Overview of The Cluster Approach
As defined by the IASC Guidance Note, Clusters are made up of humanitarian organisations – including UN agencies, non-governmental organisations (NGOs), the Red Cross and Red Crescent Movement, and other civil society organisations – as well as, in some cases, other stakeholders – including government representatives. These organisations work together to address needs identified in a specific sector (e.g. logistics, camp coordination, health, protection). Clusters provide a framework for actors engaged in a sectoral response to: Respond jointly to needs that have been commonly identified; Develop appropriate strategic response plans with shared objectives; and Coordinate effectively – both amongst themselves and with the national authorities leading the response.
An operational level inter-cluster coordination forum is usually established, chaired by the United Nations Office for the Coordination of Humanitarian Affairs (OCHA) Head of Office or his/her designate. It brings together the Cluster Coordinators as representatives of their respective Clusters and focal points for cross-cutting issues. The forum takes guidance on strategic and policy issues from the HCT and feeds back broad operational priorities and concerns to the HCT. At all times, inter-cluster coordination should be guided by and should promote the humanitarian and partnership principles.
Global Cluster Leads
A Cluster Lead is the organisation that has been given the mandate by the IASC to take the lead in the Cluster approach implementation with regard to a humanitarian action specific dimension (e.g. Health, Shelter, Logistics). It is accountable globally to the Emergency Relief Coordinator (ERC) and in-country to the HC. Furthermore, for any IASC-defined Cluster, the designated Cluster Lead is the provider of last resort. This means that, where necessary – and depending on access, security, and availability of funding – the Cluster Lead must be ready to ensure the provision of services required to fulfil crucial gaps identified by the Cluster and reflected in the Humanitarian Response Plan. It represents a commitment of Cluster Leads to do their utmost to ensure an adequate and appropriate response.
- Inclusion of key humanitarian partners.
- Establishment and maintenance of appropriate humanitarian coordination mechanisms.
- Coordination with national/local authorities, State institutions, local civil society and other relevant actors.
- Participatory and community-based approaches.
- Attention to priority cross-cutting issues.
- Needs assessment and analysis.
- Emergency preparedness.
- Planning and strategy development.
- Application of standards.
- Monitoring and reporting.
- Advocacy and resource mobilisation.
- Training and capacity building.
- Provision of assistance or services as a last resort.

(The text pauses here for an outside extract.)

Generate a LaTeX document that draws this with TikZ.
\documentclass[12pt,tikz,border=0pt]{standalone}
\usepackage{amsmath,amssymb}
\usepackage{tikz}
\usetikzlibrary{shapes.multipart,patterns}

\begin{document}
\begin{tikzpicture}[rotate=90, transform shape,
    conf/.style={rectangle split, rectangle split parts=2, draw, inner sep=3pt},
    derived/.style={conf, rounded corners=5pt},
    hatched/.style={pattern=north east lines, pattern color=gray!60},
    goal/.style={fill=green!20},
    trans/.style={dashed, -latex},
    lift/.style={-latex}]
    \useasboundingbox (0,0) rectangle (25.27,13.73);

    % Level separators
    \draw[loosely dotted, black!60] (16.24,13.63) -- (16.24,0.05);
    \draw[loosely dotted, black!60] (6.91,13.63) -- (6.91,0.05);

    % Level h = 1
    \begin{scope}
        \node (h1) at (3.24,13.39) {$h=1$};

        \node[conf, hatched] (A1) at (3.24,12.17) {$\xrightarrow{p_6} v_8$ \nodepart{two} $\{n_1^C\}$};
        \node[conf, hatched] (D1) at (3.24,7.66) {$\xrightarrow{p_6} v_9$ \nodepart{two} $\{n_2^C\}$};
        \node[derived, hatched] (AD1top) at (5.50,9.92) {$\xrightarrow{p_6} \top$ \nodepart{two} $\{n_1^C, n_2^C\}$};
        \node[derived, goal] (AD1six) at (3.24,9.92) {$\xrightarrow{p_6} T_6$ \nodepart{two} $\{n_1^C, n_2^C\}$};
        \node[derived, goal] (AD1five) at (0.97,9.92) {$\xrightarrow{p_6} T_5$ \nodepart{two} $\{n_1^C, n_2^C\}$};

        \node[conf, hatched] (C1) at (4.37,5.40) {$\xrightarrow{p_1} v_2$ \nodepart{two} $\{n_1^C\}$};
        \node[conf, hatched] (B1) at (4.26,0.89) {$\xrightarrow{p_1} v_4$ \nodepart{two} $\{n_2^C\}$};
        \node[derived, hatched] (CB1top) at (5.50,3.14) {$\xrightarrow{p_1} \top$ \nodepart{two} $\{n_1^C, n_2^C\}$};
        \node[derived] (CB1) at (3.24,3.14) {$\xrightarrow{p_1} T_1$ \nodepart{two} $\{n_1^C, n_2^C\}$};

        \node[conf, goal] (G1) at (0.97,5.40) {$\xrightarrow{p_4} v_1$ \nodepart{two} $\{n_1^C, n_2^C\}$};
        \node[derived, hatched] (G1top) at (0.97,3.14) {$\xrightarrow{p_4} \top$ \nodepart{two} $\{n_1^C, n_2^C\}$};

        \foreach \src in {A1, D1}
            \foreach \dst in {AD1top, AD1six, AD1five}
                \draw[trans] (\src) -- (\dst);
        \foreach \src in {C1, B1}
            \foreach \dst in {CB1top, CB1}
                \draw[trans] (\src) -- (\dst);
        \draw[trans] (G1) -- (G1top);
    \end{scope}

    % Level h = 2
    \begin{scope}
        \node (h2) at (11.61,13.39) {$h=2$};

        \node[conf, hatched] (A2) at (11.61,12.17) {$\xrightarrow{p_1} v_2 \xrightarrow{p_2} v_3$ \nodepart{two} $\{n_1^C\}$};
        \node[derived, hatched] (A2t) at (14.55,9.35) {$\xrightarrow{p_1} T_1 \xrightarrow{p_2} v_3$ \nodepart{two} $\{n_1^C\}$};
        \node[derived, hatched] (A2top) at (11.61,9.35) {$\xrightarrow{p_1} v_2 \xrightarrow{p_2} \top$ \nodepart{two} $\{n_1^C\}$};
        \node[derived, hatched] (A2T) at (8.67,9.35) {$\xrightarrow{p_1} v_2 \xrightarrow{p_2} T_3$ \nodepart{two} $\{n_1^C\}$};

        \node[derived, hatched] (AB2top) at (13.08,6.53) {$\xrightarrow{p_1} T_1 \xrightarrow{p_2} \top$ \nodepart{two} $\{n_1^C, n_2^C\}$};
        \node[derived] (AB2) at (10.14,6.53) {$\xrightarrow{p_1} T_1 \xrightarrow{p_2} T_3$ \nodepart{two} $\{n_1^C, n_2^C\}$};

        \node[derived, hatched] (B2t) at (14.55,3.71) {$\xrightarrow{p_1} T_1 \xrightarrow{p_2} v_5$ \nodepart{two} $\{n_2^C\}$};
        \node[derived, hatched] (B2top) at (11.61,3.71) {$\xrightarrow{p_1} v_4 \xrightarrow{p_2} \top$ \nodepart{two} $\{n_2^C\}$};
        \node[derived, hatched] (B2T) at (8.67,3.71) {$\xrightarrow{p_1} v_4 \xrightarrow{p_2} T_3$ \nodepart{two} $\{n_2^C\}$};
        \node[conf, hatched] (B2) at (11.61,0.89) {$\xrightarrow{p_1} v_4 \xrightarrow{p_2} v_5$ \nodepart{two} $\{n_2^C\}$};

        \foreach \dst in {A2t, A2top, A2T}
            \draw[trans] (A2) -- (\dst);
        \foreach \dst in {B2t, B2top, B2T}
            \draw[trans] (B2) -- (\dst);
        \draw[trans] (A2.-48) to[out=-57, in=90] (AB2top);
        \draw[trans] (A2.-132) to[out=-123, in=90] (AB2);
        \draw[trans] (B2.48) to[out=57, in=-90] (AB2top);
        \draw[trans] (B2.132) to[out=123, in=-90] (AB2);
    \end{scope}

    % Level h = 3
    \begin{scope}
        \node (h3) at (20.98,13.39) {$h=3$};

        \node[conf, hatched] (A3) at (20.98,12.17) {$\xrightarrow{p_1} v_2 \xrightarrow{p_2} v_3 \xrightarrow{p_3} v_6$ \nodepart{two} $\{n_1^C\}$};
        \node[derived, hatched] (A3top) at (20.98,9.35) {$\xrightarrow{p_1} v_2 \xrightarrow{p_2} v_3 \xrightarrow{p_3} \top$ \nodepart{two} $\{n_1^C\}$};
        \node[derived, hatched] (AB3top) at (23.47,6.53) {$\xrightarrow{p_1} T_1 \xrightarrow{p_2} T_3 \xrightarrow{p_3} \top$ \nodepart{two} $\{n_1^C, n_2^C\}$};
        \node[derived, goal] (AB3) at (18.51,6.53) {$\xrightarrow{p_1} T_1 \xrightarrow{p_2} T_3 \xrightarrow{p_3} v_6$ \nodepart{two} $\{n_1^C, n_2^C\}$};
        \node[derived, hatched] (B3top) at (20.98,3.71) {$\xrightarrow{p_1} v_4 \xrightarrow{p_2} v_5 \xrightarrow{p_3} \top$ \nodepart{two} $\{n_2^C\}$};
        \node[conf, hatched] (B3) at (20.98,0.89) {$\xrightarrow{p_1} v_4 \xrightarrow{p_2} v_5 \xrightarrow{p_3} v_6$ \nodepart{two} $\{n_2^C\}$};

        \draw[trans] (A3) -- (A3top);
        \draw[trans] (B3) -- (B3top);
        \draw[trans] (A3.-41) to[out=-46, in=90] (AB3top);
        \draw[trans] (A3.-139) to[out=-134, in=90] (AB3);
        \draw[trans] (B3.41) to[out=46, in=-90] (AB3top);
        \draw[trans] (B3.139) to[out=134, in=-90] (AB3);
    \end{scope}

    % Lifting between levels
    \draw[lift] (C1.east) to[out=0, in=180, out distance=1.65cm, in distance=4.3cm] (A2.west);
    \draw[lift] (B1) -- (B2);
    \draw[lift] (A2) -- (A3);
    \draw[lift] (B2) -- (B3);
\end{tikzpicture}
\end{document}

Under the Transformative Agenda, IASC Principals agreed that activation of Clusters must be more strategic, less automatic, and time limited than what was previously observed. HCs should only recommend their activation when there is an identified gap in the enabling environment warranting their activation. It should be noted that 1) formal activation of Clusters may be difficult in circumstances where the government capacity is constrained; 2) to ensure that clusters continue to operate only whilst they are strictly needed, plans to deactivate and transition Clusters should be prepared as soon as possible after activation; building the capacity of local partners and government should be an objective from the outset.

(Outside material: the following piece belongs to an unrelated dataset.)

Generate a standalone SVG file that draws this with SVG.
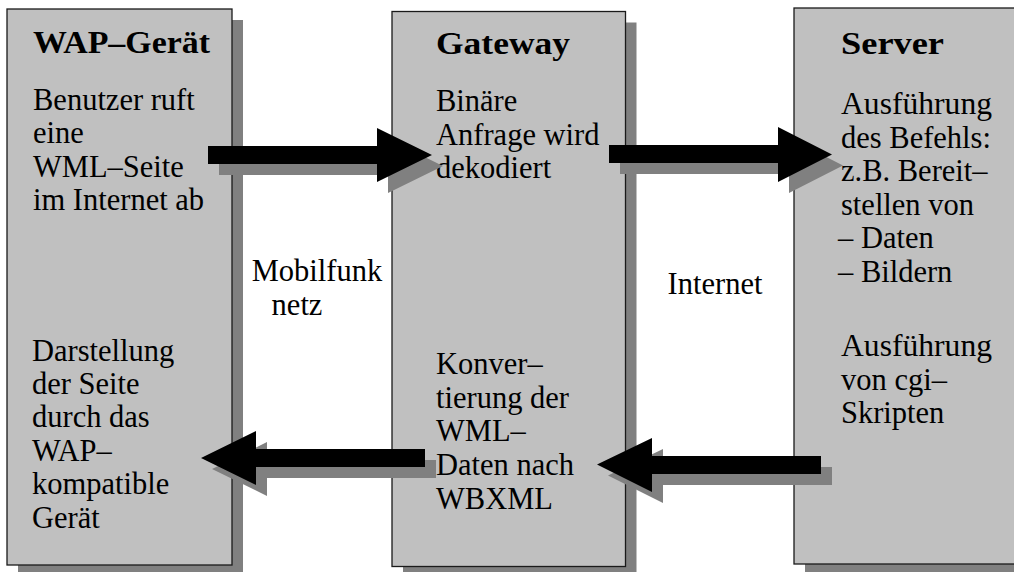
<svg xmlns="http://www.w3.org/2000/svg" width="1014" height="572" viewBox="0 0 1014 572">
  <style>
    .panel { fill: #c0c0c0; stroke: #1a1a1a; stroke-width: 1.3; }
    .shadow { fill: #808080; }
    .arrow { fill: #000000; }
    text { font-family: "Liberation Serif", "Times New Roman", serif; font-size: 30.5px; fill: #000000; }
    .title { font-weight: bold; font-size: 32px; }
  </style>
  <rect width="1014" height="572" fill="#ffffff"/>

  <!-- WAP device -->
  <g id="wap-geraet">
    <rect class="shadow" x="18" y="20" width="225" height="560"/>
    <rect class="panel" x="7" y="9" width="225" height="556"/>
    <text class="title" x="33" y="53" textLength="177" lengthAdjust="spacingAndGlyphs">WAP–Gerät</text>
    <text x="33" y="110">Benutzer ruft</text>
    <text x="33" y="143.4">eine</text>
    <text x="33" y="176.8">WML–Seite</text>
    <text x="33" y="210.2">im Internet ab</text>
    <text x="32" y="360.5">Darstellung</text>
    <text x="32" y="393.9">der Seite</text>
    <text x="32" y="427.3">durch das</text>
    <text x="32" y="460.7">WAP–</text>
    <text x="32" y="494.1">kompatible</text>
    <text x="32" y="527.5">Gerät</text>
  </g>

  <!-- Gateway -->
  <g id="gateway">
    <rect class="shadow" x="403" y="22.5" width="233.5" height="560"/>
    <rect class="panel" x="392" y="11.5" width="233.5" height="555"/>
    <text class="title" x="436" y="54" textLength="134" lengthAdjust="spacingAndGlyphs">Gateway</text>
    <text x="436" y="111">Binäre</text>
    <text x="436" y="144.5">Anfrage wird</text>
    <text x="436" y="178">dekodiert</text>
    <text x="436" y="374">Konver–</text>
    <text x="436" y="407.5">tierung der</text>
    <text x="436" y="441">WML–</text>
    <text x="436" y="475">Daten nach</text>
    <text x="436" y="509">WBXML</text>
  </g>

  <!-- Server -->
  <g id="server">
    <rect class="shadow" x="805" y="19" width="240" height="560"/>
    <rect class="panel" x="794" y="8" width="240" height="556"/>
    <text class="title" x="841" y="53.5" textLength="103" lengthAdjust="spacingAndGlyphs">Server</text>
    <text x="841" y="114" textLength="151" lengthAdjust="spacingAndGlyphs">Ausführung</text>
    <text x="841" y="147.5">des Befehls:</text>
    <text x="841" y="181">z.B. Bereit–</text>
    <text x="841" y="214.5">stellen von</text>
    <text x="838" y="248">– Daten</text>
    <text x="838" y="281.5">– Bildern</text>
    <text x="841" y="356" textLength="151" lengthAdjust="spacingAndGlyphs">Ausführung</text>
    <text x="841" y="389.5">von cgi–</text>
    <text x="841" y="423">Skripten</text>
  </g>

  <!-- Link labels -->
  <g id="mobilfunknetz">
    <text x="317" y="281" text-anchor="middle">Mobilfunk</text>
    <text x="297" y="315" text-anchor="middle">netz</text>
  </g>
  <g id="internet">
    <text x="715" y="294" text-anchor="middle">Internet</text>
  </g>

  <!-- Block arrows with drop shadows -->
  <g id="connectors">
    <g id="request-to-gateway">
      <polygon class="shadow" transform="translate(11,11)" points="208,146 377,146 377,128 432,155 377,182 377,164 208,164"/>
      <polygon class="arrow" points="208,146 377,146 377,128 432,155 377,182 377,164 208,164"/>
    </g>
    <g id="request-to-server">
      <polygon class="shadow" transform="translate(11,11)" points="609,145 778,145 778,127 832,154.5 778,182 778,163 609,163"/>
      <polygon class="arrow" points="609,145 778,145 778,127 832,154.5 778,182 778,163 609,163"/>
    </g>
    <g id="response-to-wap">
      <polygon class="shadow" transform="translate(11,11)" points="425,449 256,449 256,431 201,458 256,485 256,467 425,467"/>
      <polygon class="arrow" points="425,449 256,449 256,431 201,458 256,485 256,467 425,467"/>
    </g>
    <g id="response-to-gateway">
      <polygon class="shadow" transform="translate(11,11)" points="821,456 652,456 652,438 597,464.5 652,492 652,474 821,474"/>
      <polygon class="arrow" points="821,456 652,456 652,438 597,464.5 652,492 652,474 821,474"/>
    </g>
  </g>
</svg>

The IASC Transformative Agenda states that Clusters will be professionally managed by dedicated, trained, and experienced Cluster Coordinators, that information management will be prioritised, and that resources will be pooled in order to enhance the collection and analysis of data on the progress and impact of Cluster activities.

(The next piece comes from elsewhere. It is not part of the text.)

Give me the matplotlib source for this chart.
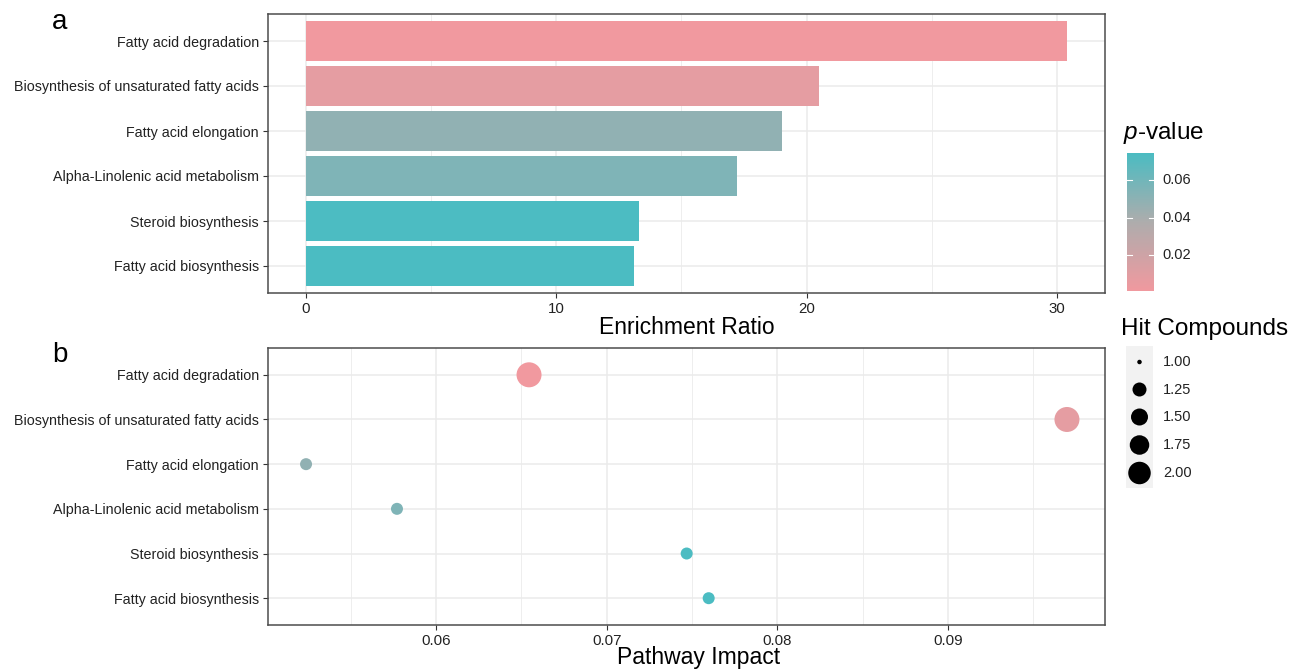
import numpy as np
import matplotlib
matplotlib.use("Agg")
import matplotlib.pyplot as plt
from matplotlib.colors import LinearSegmentedColormap, Normalize

# ---- data ----
pathways = [
    "Fatty acid degradation",
    "Biosynthesis of unsaturated fatty acids",
    "Fatty acid elongation",
    "Alpha-Linolenic acid metabolism",
    "Steroid biosynthesis",
    "Fatty acid biosynthesis",
]
enrichment_ratio = [30.4, 20.5, 19.0, 17.2, 13.3, 13.1]
p_values = [0.0008, 0.0075, 0.0485, 0.0550, 0.0740, 0.0744]
pathway_impact = [0.06545, 0.09698, 0.05238, 0.05771, 0.07469, 0.07598]
hit_compounds = [2, 2, 1, 1, 1, 1]

p_ticks = [0.02, 0.04, 0.06]
size_breaks = [1.00, 1.25, 1.50, 1.75, 2.00]

# ---- styling ----
W, H = 1293, 671
SANS = ["Liberation Sans", "DejaVu Sans"]
GRID = "#EBEBEB"
FRAME = "#4D4D4D"

plt.rcParams["mathtext.fontset"] = "custom"
plt.rcParams["mathtext.rm"] = "Liberation Sans"
plt.rcParams["mathtext.it"] = "Liberation Sans:italic"

cmap = LinearSegmentedColormap.from_list(
    "pval", ["#F1999F", "#AEADAD", "#4BBCC2"])
norm = Normalize(vmin=min(p_values), vmax=max(p_values))


def px_rect(l, t, r, b):
    return [l / W, 1 - b / H, (r - l) / W, (b - t) / H]


def style_axes(ax):
    for s in ax.spines.values():
        s.set_color(FRAME)
        s.set_linewidth(1.1)
    ax.grid(True, which="major", color=GRID, lw=1.1, zorder=0)
    ax.grid(True, which="minor", color=GRID, lw=0.6, zorder=0)
    ax.set_axisbelow(True)
    ax.tick_params(which="major", length=3.5, width=0.8, color="#333333",
                   pad=3)
    ax.tick_params(which="minor", length=0)
    for lab in ax.get_yticklabels():
        lab.set_fontfamily(SANS)
        lab.set_fontsize(10.3)
        lab.set_color("#222222")
    for lab in ax.get_xticklabels():
        lab.set_fontfamily(SANS)
        lab.set_fontsize(10.8)
        lab.set_color("#222222")


fig = plt.figure(figsize=(W / 100, H / 100), dpi=100)
n = len(pathways)
ypos = np.arange(n)

# ---- panel a: enrichment bars ----
ax1 = fig.add_axes(px_rect(268, 14, 1105, 293))
ax1.barh(ypos, enrichment_ratio, height=0.9,
         color=cmap(norm(p_values)), zorder=2)
xmax = max(enrichment_ratio)
ax1.set_xlim(-0.05 * xmax, 1.05 * xmax)
ax1.set_ylim(n - 1 + 0.6, -0.6)
ax1.set_xticks([0, 10, 20, 30])
ax1.set_xticks([5, 15, 25], minor=True)
ax1.set_yticks(ypos, pathways)
style_axes(ax1)
ax1.set_xlabel("Enrichment Ratio", fontsize=16.5, family=SANS, labelpad=0)

# ---- panel b: pathway impact bubbles ----
ax2 = fig.add_axes(px_rect(268, 348, 1105, 625))
diam_px = [12 + 13 * (h - 1) for h in hit_compounds]
ax2.scatter(pathway_impact, ypos, s=[(d * 0.72) ** 2 for d in diam_px],
            c=cmap(norm(p_values)), edgecolors="none", zorder=3)
lo, hi = min(pathway_impact), max(pathway_impact)
span = hi - lo
ax2.set_xlim(lo - 0.05 * span, hi + 0.05 * span)
ax2.set_ylim(n - 1 + 0.6, -0.6)
ax2.set_xticks([0.06, 0.07, 0.08, 0.09], ["0.06", "0.07", "0.08", "0.09"])
ax2.set_xticks([0.055, 0.065, 0.075, 0.085, 0.095], minor=True)
ax2.set_yticks(ypos, pathways)
style_axes(ax2)
ax2.set_xlabel("Pathway Impact", fontsize=16.5, family=SANS, labelpad=1)
ax2.xaxis.set_label_coords(0.515, -0.075)

# panel letters
fig.text(52 / W, 1 - 22 / H, "a", fontsize=20, family=SANS,
         va="center", ha="left")
fig.text(52 / W, 1 - 355 / H, "b", fontsize=20, family=SANS,
         va="center", ha="left")

# ---- colour bar for p-value ----
cax = fig.add_axes(px_rect(1127, 153, 1154, 291))
grad = np.linspace(norm.vmin, norm.vmax, 256).reshape(-1, 1)
cax.imshow(grad, aspect="auto", cmap=cmap, norm=norm, origin="lower",
           extent=[0, 1, norm.vmin, norm.vmax])
cax.set_xlim(0, 1)
cax.set_ylim(norm.vmin, norm.vmax)
cax.set_xticks([])
cax.set_yticks([])
for s in cax.spines.values():
    s.set_visible(False)
for t in p_ticks:
    cax.plot([0, 0.2], [t, t], color="white", lw=0.8)
    cax.plot([0.8, 1], [t, t], color="white", lw=0.8)
    cax.text(1.3, t, f"{t:.2f}", transform=cax.get_yaxis_transform(),
             va="center", ha="left", fontsize=10.5, family=SANS,
             color="#222222")
fig.text(1123 / W, 1 - 133 / H, "$\\it{p}$-value", fontsize=17.5,
         va="center", ha="left", family=SANS)

# ---- size legend for hit compounds ----
fig.text(1121 / W, 1 - 329 / H, "Hit Compounds", fontsize=17.5,
         va="center", ha="left", family=SANS)
lax = fig.add_axes(px_rect(1126, 346, 1153, 488))
lax.set_xlim(1126, 1153)
lax.set_ylim(488, 346)
lax.set_facecolor("#F2F2F2")
lax.set_xticks([])
lax.set_yticks([])
for s in lax.spines.values():
    s.set_visible(False)
key_diam = [4.5, 14, 17, 19.5, 22.5]
key_y = [362, 389.5, 417, 445, 473]
for val, d, yk in zip(size_breaks, key_diam, key_y):
    lax.scatter([1139.5], [yk], s=(d * 0.72) ** 2, color="black",
                edgecolors="none")
    fig.text(1163 / W, 1 - yk / H, f"{val:.2f}", fontsize=10.5,
             va="center", ha="left", family=SANS, color="#222222")

fig.savefig("out.png", dpi=100, facecolor="white")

- To support service delivery by:
- Providing a platform that ensures service delivery is driven by the Humanitarian Response Plan and strategic priorities.
- Developing mechanisms to eliminate duplication of service delivery.
- To inform the HC/HCT’s strategic decision-making by:
- Preparing needs assessments and analysis of gaps (across and within Clusters, using information management tools as needed) to inform the setting of priorities.
- Identifying and finding solutions for (emerging) gaps, obstacles, duplication, and cross-cutting issues.
- Formulating priorities on the basis of analysis.
- To plan and implement Cluster strategies by:
- Developing sectoral plans, objectives and indicators that directly support realisation of the overall response’s strategic objectives.
- Applying and adhering to common standards and guidelines.
- Clarifying funding requirements, helping to set priorities, and agreeing Cluster contributions to the HC’s overall humanitarian funding proposals.
- To monitor and evaluate performance by:
- Monitoring and reporting on activities and needs.
- Measuring progress against the Cluster strategy and agreed results.
- Recommending corrective action where necessary.
- To build national capacity in preparedness and contingency planning.
- To support robust advocacy by:
- Identifying concerns and contributing key information and messages to HC and HCT messaging and action.
- Undertaking advocacy on behalf of the Cluster, its members, and affected people.
The Cluster Lead, in addition to its responsibilities as provider of last resort, supports the Cluster six core functions.